N-gram Language Models and Neural Dependency Parsing

Overview

Two assignments from the NLP course at Vrije Universiteit Amsterdam (M.Sc. AI). The pair is intentional: the first one builds the classical statistical foundation; the second sits on top of it with a neural model. Worked with Julien Testu and Christopher Lam.

Part 1: N-gram Language Modeling

Built unigram, bigram, and trigram language models on the Brown corpus, with a full pipeline from corpus statistics to text generation.

Corpus analysis. Token / type counts, frequency distributions, and Zipf's-law verification across genres (news, adventure, romance, etc.) to confirm the corpus behaves as expected before modelling.
Probability estimation. Maximum-likelihood probabilities at each n-gram order, then Laplace smoothing and interpolation smoothing layered on top to handle zero-probability events on unseen n-grams.
Evaluation. Perplexity computed against held-out text. Lower perplexity means the model assigns more probability mass to the actual continuation, which means it's a better predictor.
Generation. Sampled text from each model order to compare. Trigram outputs are noticeably more coherent than bigram, which is more coherent than unigram, exactly what the perplexity numbers predict.
Bonus task. Explored efficiency improvements for the lookup tables at large vocabulary sizes.

Part 2: Neural Dependency Parsing

Implemented a feed-forward transition-based dependency parser in PyTorch using the shift-reduce paradigm.

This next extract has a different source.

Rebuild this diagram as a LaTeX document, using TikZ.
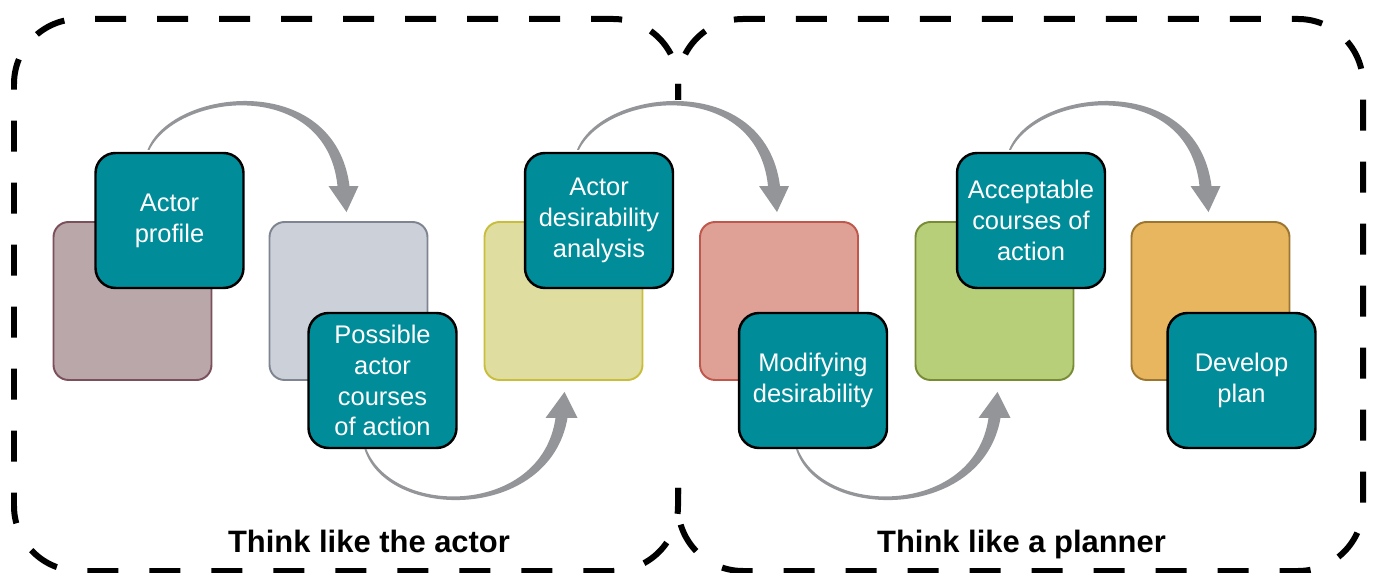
\documentclass[tikz,border=0pt]{standalone}
\usepackage{fontspec}
\setmainfont{Liberation Sans}
\usetikzlibrary{calc}
\usetikzlibrary{positioning}

\definecolor{tealbox}{HTML}{008C99}
\definecolor{arrowgray}{HTML}{939598}
\definecolor{brownfill}{HTML}{BAA7AA}
\definecolor{brownline}{HTML}{7B4F5B}
\definecolor{grayfill}{HTML}{CCD1D9}
\definecolor{grayline}{HTML}{7F8590}
\definecolor{yellowfill}{HTML}{E0DDA0}
\definecolor{yellowline}{HTML}{C9BD3C}
\definecolor{redfill}{HTML}{DFA095}
\definecolor{redline}{HTML}{C0574C}
\definecolor{greenfill}{HTML}{B8CF79}
\definecolor{greenline}{HTML}{788B35}
\definecolor{orangefill}{HTML}{E7B65E}
\definecolor{orangeline}{HTML}{9C7530}

\tikzset{
	square/.style={draw, line width=1.1pt, rounded corners=0.3cm, minimum width=3.16cm, minimum height=3.16cm},
	stepbox/.style={draw=black, fill=tealbox, line width=1.4pt, rounded corners=0.4cm, minimum width=2.96cm, minimum height=2.7cm, inner sep=1pt, text=white, align=center, font=\fontsize{14.5}{17.6}\selectfont},
	flow/.style={fill=arrowgray},
	outline/.style={draw=black, line width=0.12cm, dash pattern=on 0.62cm off 0.62cm, dash phase=0.3cm, rounded corners=1.3cm},
	phase/.style={anchor=base, font=\fontsize{17.6}{20}\selectfont\bfseries}
}

% tapered arrow over the top, #1 start, #2 end of shaft
\newcommand{\overarc}[2]{%
	\fill[flow] ($(#1)+(-1,0)$) .. controls +(25,-62) and +(-15,-116) .. ($(#2)+(6,0)$)
		-- ($(#2)+(15,0)$) -- ($(#2)+(3,26)$) -- ($(#2)+(-15,0)$) -- ($(#2)+(-6,0)$)
		.. controls +(-11,-108) and +(29,-58) .. ($(#1)+(1,0)$) -- cycle;}
% tapered arrow underneath, #1 start, #2 end of shaft
\newcommand{\underarc}[2]{%
	\fill[flow] ($(#1)+(-1,0)$) .. controls +(23,72) and +(-18,104) .. ($(#2)+(6,0)$)
		-- ($(#2)+(16,0)$) -- ($(#2)+(3,-26)$) -- ($(#2)+(-16,0)$) -- ($(#2)+(-6,0)$)
		.. controls +(-14,98) and +(27,68) .. ($(#1)+(1,0)$) -- cycle;}

\begin{document}
\begin{tikzpicture}[x=0.02cm, y=-0.02cm]
	\useasboundingbox (0,0) rectangle (1375,573);
	% the two phases, open where they meet
	\draw[outline] (678,100) -- (678,19) -- (14,19) -- (14,571) -- (678,571) -- (678,488);
	\draw[outline] (678,100) -- (678,19) -- (1363,19) -- (1363,571) -- (678,571) -- (678,488);
	\node[phase] (p1) at (369,553) {Think like the actor};
	\node[phase] (p2) at (1021.5,553) {Think like a planner};
	% background squares
	\coordinate (a) at (132.5,301);
	\coordinate (b) at (348.5,301);
	\coordinate (c) at (563.5,301);
	\coordinate (d) at (779,301);
	\coordinate (e) at (994.5,301);
	\coordinate (f) at (1210.5,301);
	\draw (a) node[square, fill=brownfill, draw=brownline] (s1) {};
	\draw (b) node[square, fill=grayfill, draw=grayline] (s2) {};
	\draw (c) node[square, fill=yellowfill, draw=yellowline] (s3) {};
	\draw (d) node[square, fill=redfill, draw=redline] (s4) {};
	\draw (e) node[square, fill=greenfill, draw=greenline] (s5) {};
	\draw (f) node[square, fill=orangefill, draw=orangeline] (s6) {};
	% steps
	\node[stepbox] (t1) at ($(a)+(37,-80.5)$) {Actor\\profile};
	\node[stepbox] (t2) at ($(b)+(34,79.5)$) {Possible\\actor\\courses\\of action};
	\node[stepbox] (t3) at ($(c)+(35.5,-80.5)$) {Actor\\desirability\\analysis};
	\node[stepbox] (t4) at ($(d)+(34,79.5)$) {Modifying\\desirability};
	\node[stepbox] (t5) at ($(e)+(36.5,-80.5)$) {Acceptable\\courses of\\action};
	\node[stepbox] (t6) at ($(f)+(31,79.5)$) {Develop\\plan};
	% arrows
	\coordinate (u1) at ($(t1.north)+(-21,-2)$);
	\coordinate (v1) at ($(s2.north)+(-5,-35)$);
	\coordinate (u2) at ($(t2.south)+(-17,0)$);
	\coordinate (v2) at ($(s3.south)+(-2,37)$);
	\coordinate (u3) at ($(t3.north)+(-21,-2)$);
	\coordinate (v3) at ($(s4.north)+(-5,-35)$);
	\coordinate (u4) at ($(t4.south)+(-16,0)$);
	\coordinate (v4) at ($(s5.south)+(0,37)$);
	\coordinate (u5) at ($(t5.north)+(-21,-2)$);
	\coordinate (v5) at ($(s6.north)+(-5,-35)$);
	\overarc{u1}{v1}
	\underarc{u2}{v2}
	\overarc{u3}{v3}
	\underarc{u4}{v4}
	\overarc{u5}{v5}
\end{tikzpicture}
\end{document}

Transition system. Three actions: SHIFT (move word from buffer to stack), LEFT-ARC (create dependency from top of stack to second), RIGHT-ARC (create dependency from second to top).
Architecture. Embedding layer for words, POS tags, and dependency labels into dense vectors. Two hidden layers with ReLU activation. Dropout regularisation during training only, disabled at evaluation so predictions are deterministic.
Training. Adam optimiser on annotated dependency treebanks. Adam combines momentum (smooth, low-variance updates) with adaptive per-parameter learning rates (larger updates where gradients are smaller), which is the standard pick for problems like this.

Why both halves are in one project

Statistical LMs and neural parsers feel like different worlds, but the assignment was structured to make the bridge explicit: the n-gram half teaches you to think in joint and conditional probabilities, and the parser half teaches you to learn those distributions instead of estimating them with smoothing. Most of the gain in modern NLP comes from that switch: same probabilistic framing, different way of estimating the parameters.

Stack

Python, PyTorch, NLTK, NumPy, Matplotlib.